After Blake’s death, she eventually returned to Australia in 1974, a country that barely knew her. She received the Patrick White Award in 1974 and died in Sydney in 1983.
The Man Who Loved Children (1940)
The novel portrays the Pollit family of Washington, D.C. (transposed from Stead’s Sydney childhood): Sam Pollit, the father, is a government naturalist — garrulous, sentimental, idealistic, tyrannical, and entirely unconscious of the suffering he inflicts. He talks incessantly, invents baby languages for his children, lectures them on science and morality, and is convinced that he is the most loving father in the world. His second wife Henny is bitter, debt-ridden, emotionally brutal, and locked in a marriage that is destroying her. Their eldest child, Louisa — Stead’s fictional self — watches, records, and eventually acts.
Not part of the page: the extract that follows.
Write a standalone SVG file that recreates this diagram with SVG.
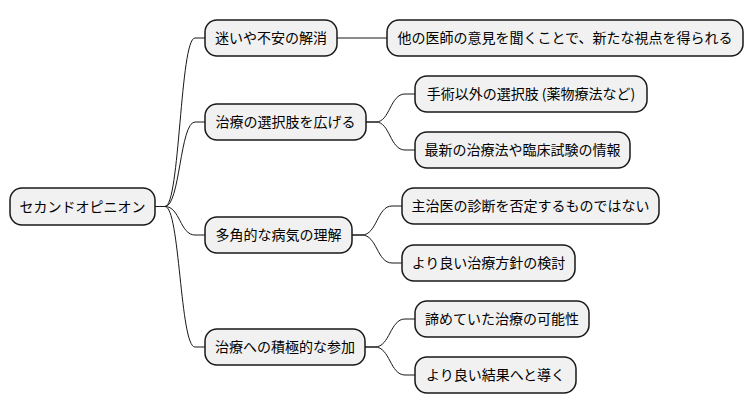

Jarrell’s famous introduction called it “one of those books that its readers have to tell other people about,” and compared it to War and Peace for its scope and psychological penetration. The comparison is not hyperbolic. Stead achieves something almost unprecedented: she makes the reader live inside a family — hear its voices, endure its suffocating closeness, feel the weight of its accumulated grievances — for 500 pages without sentimentalising any of it.
Sam Pollit is one of the great monsters of fiction — not because he is cruel (he is not, in any deliberate sense) but because his love is a form of consumption. He devours his children’s autonomy with his relentless goodwill. The novel’s horror is that Sam genuinely believes he is wonderful, and the gap between his self-image and the damage he causes is the source of its devastating power.
Other Novels
Stead was extraordinarily prolific, and several of her other novels deserve attention:
- Seven Poor Men of Sydney (1934) — her debut, a kaleidoscopic portrait of working-class Sydney
- House of All Nations (1938) — a huge, Balzacian novel of international banking in 1930s Paris, based on Stead’s experience working at the Travellers’ Bank
- For Love Alone (1944) — a semi-autobiographical novel about a young Australian woman (Teresa Hawkins) who saves obsessively to escape to London and pursue the man she loves. A fierce novel about female desire and intellectual ambition
- Letty Fox: Her Luck (1946) — the picaresque adventures of a young New York woman navigating sex, politics, and independence. Banned in Australia for its sexual content
- I’m Dying Laughing (1986, posthumous) — a novel about American Communists in Paris, left unfinished at Stead’s death and published posthumously. Many critics consider it a lost masterpiece
Critical Standing
Stead’s reputation follows one of the most dramatic recovery arcs in literary history. The Man Who Loved Children sold poorly on publication — America in 1940 was preoccupied with the war — and went out of print. Stead continued publishing but attracted diminishing audiences. By the 1950s she was virtually unknown.
Jarrell’s 1965 introduction to the Holt reissue changed everything. His essay — passionate, specific, insistent — made the case that Stead had written one of the century’s greatest novels in obscurity. The book slowly found its audience. Jonathan Franzen wrote a further appreciation in 2010, and the novel is now widely assigned in university literature courses.
Stead is compared to Tolstoy for her scope, to Dickens for her grotesque comedy, and to no one for her particular combination of domestic realism and psychological ferocity. She is one of the great Australian novelists and one of the great novelists in English, period.
Collecting Stead
The Man Who Loved Children (1940, Simon & Schuster) in first edition is very scarce — the small print run and poor initial sales mean few copies survive. First editions bring $500–$1,500 or more with dust jacket. The 1965 Holt reissue with Jarrell’s introduction is collected in its own right ($30–$75). Australian first editions of the early novels (Peter Davies) are also scarce.